Bupati Indramayu, Lucky Hakim, tengah menjadi pusat perhatian publik usai diketahui melancong ke Jepang tanpa memperoleh izin resmi dari Menteri Dalam Negeri. Kepergiannya ke luar negeri yang tanpa pemberitahuan itu memunculkan pertanyaan besar soal kepatuhan kepala daerah terhadap regulasi yang berlaku.
Wakil Menteri Dalam Negeri, Bima Arya Sugiarto, menyampaikan bahwa berdasarkan percakapan langsung dengan Lucky, alasan utama sang bupati tidak mengajukan izin kemungkinan besar karena ketidaktahuannya terhadap prosedur administratif yang seharusnya ditempuh.
“Dari komunikasi saya dengan Bupati Indramayu, memang beliau tidak mengajukan izin sepertinya karena tidak memahami prosedur izin perjalanan ke luar negeri,” kata Bima Arya Sugiarto.
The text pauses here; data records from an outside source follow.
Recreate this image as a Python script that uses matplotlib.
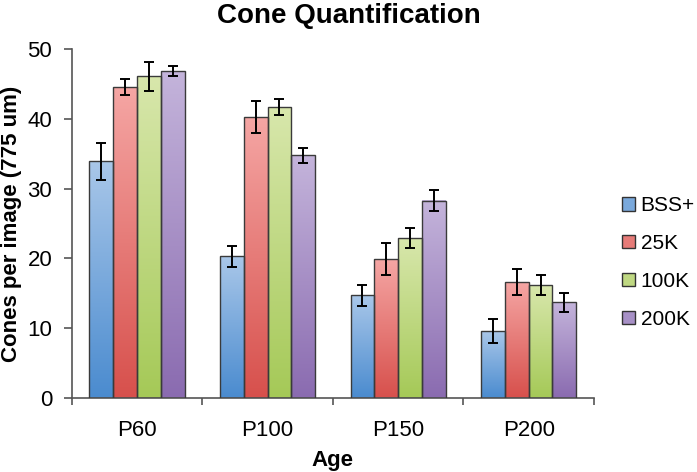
import matplotlib
matplotlib.use("Agg")
import matplotlib.pyplot as plt
import numpy as np
from matplotlib.colors import LinearSegmentedColormap
from matplotlib.patches import Patch

plt.rcParams['font.family'] = ['Liberation Sans', 'DejaVu Sans']

categories = ["P60", "P100", "P150", "P200"]
series = ["BSS+", "25K", "100K", "200K"]
values = {
    "BSS+": [33.9, 20.3, 14.7, 9.6],
    "25K": [44.6, 40.3, 19.9, 16.6],
    "100K": [46.1, 41.7, 22.9, 16.2],
    "200K": [46.9, 34.8, 28.3, 13.7],
}
errors = {
    "BSS+": [2.65, 1.5, 1.5, 1.7],
    "25K": [1.1, 2.3, 2.25, 1.8],
    "100K": [2.1, 1.2, 1.4, 1.45],
    "200K": [0.75, 1.1, 1.5, 1.35],
}
top_colors = ["#a9c7e9", "#f5a6a4", "#d8e7ac", "#c4b4db"]
bottom_colors = ["#4a8bcf", "#d7504c", "#a5c957", "#8a6bb0"]
mid_colors = ["#7aa9dc", "#e67b78", "#bfd882", "#a790c6"]

W, H = 697, 472
fig = plt.figure(figsize=(W / 100, H / 100), dpi=100)
ax_l, ax_r, ax_b, ax_t = 71.7, 594.0, 397.7, 49.3
ax = fig.add_axes([ax_l / W, 1 - ax_b / H, (ax_r - ax_l) / W, (ax_b - ax_t) / H])

x = np.arange(len(categories))
bw = 0.182
for i, s in enumerate(series):
    cmap = LinearSegmentedColormap.from_list(s, [bottom_colors[i], top_colors[i]])
    grad = np.linspace(0, 1, 256).reshape(-1, 1)
    offs = x + (i - 1.5) * bw
    bars = ax.bar(offs, values[s], width=bw, facecolor="none",
                  edgecolor="#3a3a3a", linewidth=1.0, zorder=3)
    for b in bars:
        bx, by = b.get_x(), b.get_y()
        bh, bwid = b.get_height(), b.get_width()
        ax.imshow(grad, cmap=cmap, origin="lower", aspect="auto",
                  extent=[bx, bx + bwid, by, by + bh], zorder=2,
                  interpolation="bicubic")
    ax.errorbar(offs, values[s], yerr=errors[s], fmt="none", ecolor="black",
                elinewidth=1.4, capsize=3.3, capthick=1.4, zorder=4)

ax.set_xlim(-0.5, 3.5)
ax.set_ylim(0, 50)
ax.set_yticks([0, 10, 20, 30, 40, 50])
ax.set_xticks(x)
ax.set_xticklabels(categories)
ax.set_xticks(np.arange(-0.5, 4.0, 1.0), minor=True)
ax.tick_params(axis="x", which="major", length=0, labelsize=16, pad=16)
ax.tick_params(axis="x", which="minor", length=5, width=1.2, color="#555555", direction="out")
ax.tick_params(axis="y", length=6, width=1.2, color="#555555", labelsize=16, pad=8)
for sp in ["top", "right"]:
    ax.spines[sp].set_visible(False)
for sp in ["left", "bottom"]:
    ax.spines[sp].set_color("#555555")
    ax.spines[sp].set_linewidth(1.2)

ax.set_ylabel("Cones per image (775 um)", fontsize=16, fontweight="bold")
ax.yaxis.set_label_coords((22 - ax_l) / (ax_r - ax_l), 0.5)
ax.set_xlabel("Age", fontsize=16, fontweight="bold")
ax.xaxis.set_label_coords(0.5, (ax_b - 450) / (ax_b - ax_t))
fig.text(0.5, 1 - 23 / H, "Cone Quantification", fontsize=20, fontweight="bold",
         ha="center", va="baseline")

handles = [Patch(facecolor=mid_colors[i], edgecolor="#333333", linewidth=1.0) for i in range(4)]
fig.legend(handles, series, loc="center left", bbox_to_anchor=(622 / W, 1 - 262.5 / H),
           frameon=False, fontsize=15, handlelength=0.6, handleheight=0.6,
           handletextpad=0.3, labelspacing=0.9, borderaxespad=0, borderpad=0)

fig.savefig("out.png", dpi=100)
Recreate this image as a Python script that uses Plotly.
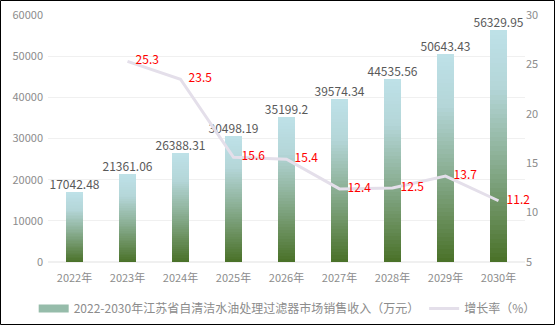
import plotly.graph_objects as go
import numpy as np

years = ["2022年", "2023年", "2024年", "2025年", "2026年", "2027年", "2028年", "2029年", "2030年"]
revenue = [17042.48, 21361.06, 26388.31, 30498.19, 35199.2, 39574.34, 44535.56, 50643.43, 56329.95]
revenue_labels = ["17042.48", "21361.06", "26388.31", "30498.19", "35199.2", "39574.34", "44535.56", "50643.43", "56329.95"]
growth_years = ["2023年", "2024年", "2025年", "2026年", "2027年", "2028年", "2029年", "2030年"]
growth = [25.3, 23.5, 15.6, 15.4, 12.4, 12.5, 13.7, 11.2]

bar_name = "2022-2030年江苏省自清洁水油处理过滤器市场销售收入（万元）"
line_name = "增长率（%）"

FONT = "Noto Sans CJK SC"

# gradient stops (fraction of bar height from bottom -> colour)
stops = [(0.0, (74, 113, 40)), (0.45, (140, 176, 150)), (0.75, (180, 214, 216)), (1.0, (190, 225, 232))]


def grad(t):
    for (t0, c0), (t1, c1) in zip(stops[:-1], stops[1:]):
        if t <= t1:
            f = (t - t0) / (t1 - t0) if t1 > t0 else 0
            return "rgb(%d,%d,%d)" % tuple(round(a + (b - a) * f) for a, b in zip(c0, c1))
    return "rgb(%d,%d,%d)" % stops[-1][1]


N = 50
fig = go.Figure()
rev = np.array(revenue)
for k in range(N):
    fig.add_trace(go.Bar(
        x=years, y=rev / N, marker=dict(color=grad((k + 0.5) / N), line=dict(width=0)),
        showlegend=False, hoverinfo="skip", width=0.32,
    ))

# legend entry for bars (wide rectangle swatch)
fig.add_trace(go.Scatter(x=[None], y=[None], mode="lines", name=bar_name,
                         line=dict(color="rgb(150,188,170)", width=8), hoverinfo="skip"))

# bar value labels
fig.add_trace(go.Scatter(
    x=years, y=revenue, mode="text", text=revenue_labels, textposition="top center",
    textfont=dict(color="#595959", size=12, family=FONT), showlegend=False, hoverinfo="skip",
    cliponaxis=False,
))

# growth line
fig.add_trace(go.Scatter(
    x=growth_years, y=growth, yaxis="y2", mode="lines+text", name=line_name,
    line=dict(color="#e4dfea", width=3), text=["   " + str(g) for g in growth],
    textposition="middle right", textfont=dict(color="#ff0000", size=12, family=FONT),
    cliponaxis=False,
))

W, H = 555, 325
ml, mr, mt, mb = 48, 30, 15, 63
pw, ph = W - ml - mr, H - mt - mb

fig.update_layout(
    width=W, height=H,
    margin=dict(l=ml, r=mr, t=mt, b=mb, autoexpand=False),
    barmode="stack", bargap=0.68,
    plot_bgcolor="white", paper_bgcolor="white",
    font=dict(family=FONT, size=11, color="#8c8c8c"),
    xaxis=dict(type="category", showgrid=False, showline=False, ticks="",
               ticklabelstandoff=8, tickfont=dict(size=11, color="#8c8c8c")),
    yaxis=dict(range=[0, 60000], dtick=10000, tickformat="d", showgrid=True, gridcolor="#f0f0f0",
               zeroline=True, zerolinecolor="#f0f0f0", showline=False, ticks="",
               ticklabelstandoff=4, tickfont=dict(size=11, color="#8c8c8c")),
    yaxis2=dict(range=[5, 30], dtick=5, overlaying="y", side="right", showgrid=False,
                zeroline=False, showline=False, ticks="",
                tickfont=dict(size=11, color="#8c8c8c")),
    legend=dict(orientation="h", x=-0.03, xanchor="left",
                y=-0.13, yanchor="top",
                font=dict(size=12, color="#8c8c8c", family=FONT), traceorder="normal",
                itemwidth=30, tracegroupgap=0),
    showlegend=True,
    shapes=[dict(type="rect", xref="paper", yref="paper",
                 x0=-ml / pw + 0.5 / pw, x1=1 + mr / pw - 0.5 / pw,
                 y0=-mb / ph + 0.5 / ph, y1=1 + mt / ph - 0.5 / ph,
                 line=dict(color="black", width=1))],
)

fig.write_html("out.html")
Tindakan Lucky tersebut telah dianggap melanggar ketentuan hukum sebagaimana tertuang dalam Pasal 76 ayat 1 Undang-Undang Nomor 23 Tahun 2014 tentang Pemerintahan Daerah. Dalam pasal tersebut ditegaskan bahwa seorang kepala daerah tidak diperbolehkan melakukan perjalanan ke luar wilayah negara tanpa memperoleh persetujuan dari menteri yang bertanggung jawab di bidang pemerintahan dalam negeri.
Tak hanya itu, konsekuensi dari pelanggaran tersebut diatur dalam Pasal 77 ayat 2, yang menyebutkan bahwa pelanggaran semacam ini bisa berujung pada sanksi administratif berupa pemberhentian sementara selama tiga bulan. Untuk bupati atau wakil bupati, hukuman dijatuhkan oleh menteri, sementara untuk gubernur atau wakil gubernur oleh presiden.
“Kepala daerah itu wajib mengajukan izin walau dalam masa liburan,” ujar Bima.
Sebagai tindak lanjut atas kasus ini, pihak Kementerian Dalam Negeri akan meminta klarifikasi langsung dari Lucky Hakim pada hari yang sama. Pemeriksaan internal akan dilakukan oleh Inspektorat Jenderal (Irjen) Kemendagri untuk menggali lebih jauh motivasi dan alasan di balik liburan tak berizin tersebut.
“Besok siang (hari ini) Pak Bupati akan dimintai penjelasannya oleh Irjen Kemendagri,” kata Bima.
Sementara itu, dari tingkat provinsi, Wakil Gubernur Jawa Barat, Erwan Setiawan, turut menyuarakan kekecewaannya terhadap tindakan Lucky. Ia menyatakan bahwa kepala daerah seharusnya menjadi contoh dalam menjalankan aturan, bukan justru mengabaikannya.
“Pada dasarnya saya turut kecewa juga ya atas apa yang dilakukan kepala daerah yang pergi ke luar negeri tanpa izin,” kata Erwan saat diwawancarai di acara panen raya Kabupaten Majalengka.
Erwan juga menekankan bahwa tata cara untuk bepergian ke luar negeri sudah sering disampaikan dan dijelaskan dengan gamblang, bahkan saat acara resmi seperti penutupan retret kepala daerah. Menurutnya, bahkan untuk urusan medis saja, kepala daerah tetap wajib mengantongi izin. Maka dari itu, liburan tanpa persetujuan menjadi sesuatu yang tidak dapat dibenarkan.
“Padahal sebelumnya, pada saat penutupan retret oleh Pak Mendagri itu dijelaskan, alurnya seperti apa jika akan melakukan perjalanan ke luar negeri, baik itu perjalanan dinas maupun pribadi. Termasuk untuk berobat saja harus ada izin, apalagi untuk berlibur. Saya berharap ini tidak terjadi lagi di Jawa Barat,” ujar Erwan.
Kini, bola panas berada di tangan Kemendagri. Masyarakat pun menanti apakah tindakan yang dilakukan oleh Lucky Hakim akan berujung pada sanksi nyata atau hanya menjadi pelajaran moral bagi kepala daerah lain.